The URL for the Prometheus data source in Grafana is a little different that what we saw previously when using Docker Compose on our local machine. This time, it's Kubernetes Services that communicate with each other, and as such, there is a Service URL format we should use as shown in the screenshot below.

Grafana - Import Prebuilt Dashboards

You can search https://grafana.com/grafana/dashboards for community-built dashboards that are simple to import into Grafana by specifying an ID, e.g. 3146 for a "Kubernetes Pods" dashboard.

For the Synthetic Transactions dashboard, I have included synthetic-airpa-grafana-dashboard.json in the GitHub repo, which you can simply copy/paste into the Grafana dashboard import form.

Cleaning Up

Once you're done playing around with this monitoring platform running on EKS, you will want to take everything down and clean up your resources so that you won't contine to incur charges. In one command, and a minute or two later, your AWS Resources will be deleted.

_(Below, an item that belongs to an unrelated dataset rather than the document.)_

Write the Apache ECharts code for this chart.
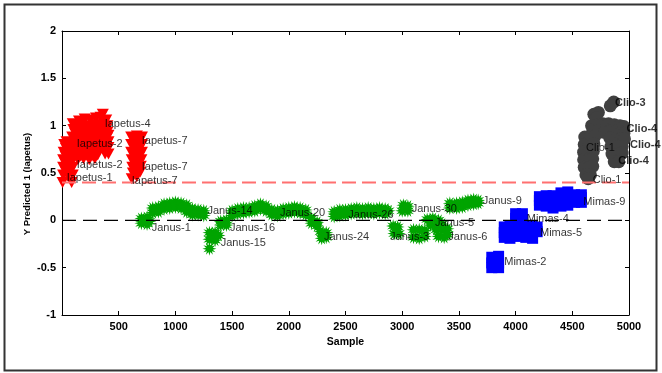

eksctl delete cluster --name=airpa

Wrapping Up

That's it for this blog series. We started from building a simple web UI automation script to collect basic timing metrics, threw it in a Docker Container, learned how Prometheus can be used to continuously pull those metrics and visualize them with Grafana, then finally we spun everything up on a Cloud infrastructure running as a managed Kubernetes service. An end-to-end solution!

Where Else Can We Go?

Of course this is only just the beginning of the road for your journey with Monitoring and Observability with Prometheus and Grafana, and even for running Kubernetes workloads.

  • Prometheus - I would encourage you to have a look and experiment with some of the third-party Exporters found at https://prometheus.io/docs/instrumenting/exporters/, such as the Node Exporter, the Blackbox Exporter, etc. They can be very easy to configure and use, and provide a basis for collecting valuable metrics.
  • Grafana - take a look at some of the metric filtering and analytics capabilities that Grafana has, as well as the Alerting functionality.
  • Kubernetes - an alternative, and perhaps much easier way to install and run Prometheus and Grafana on Kubernetes is to use Helm, a package manager for Kubernetes applications.

Now go forth and conquer with these new technologies you have learned - Happy hacking!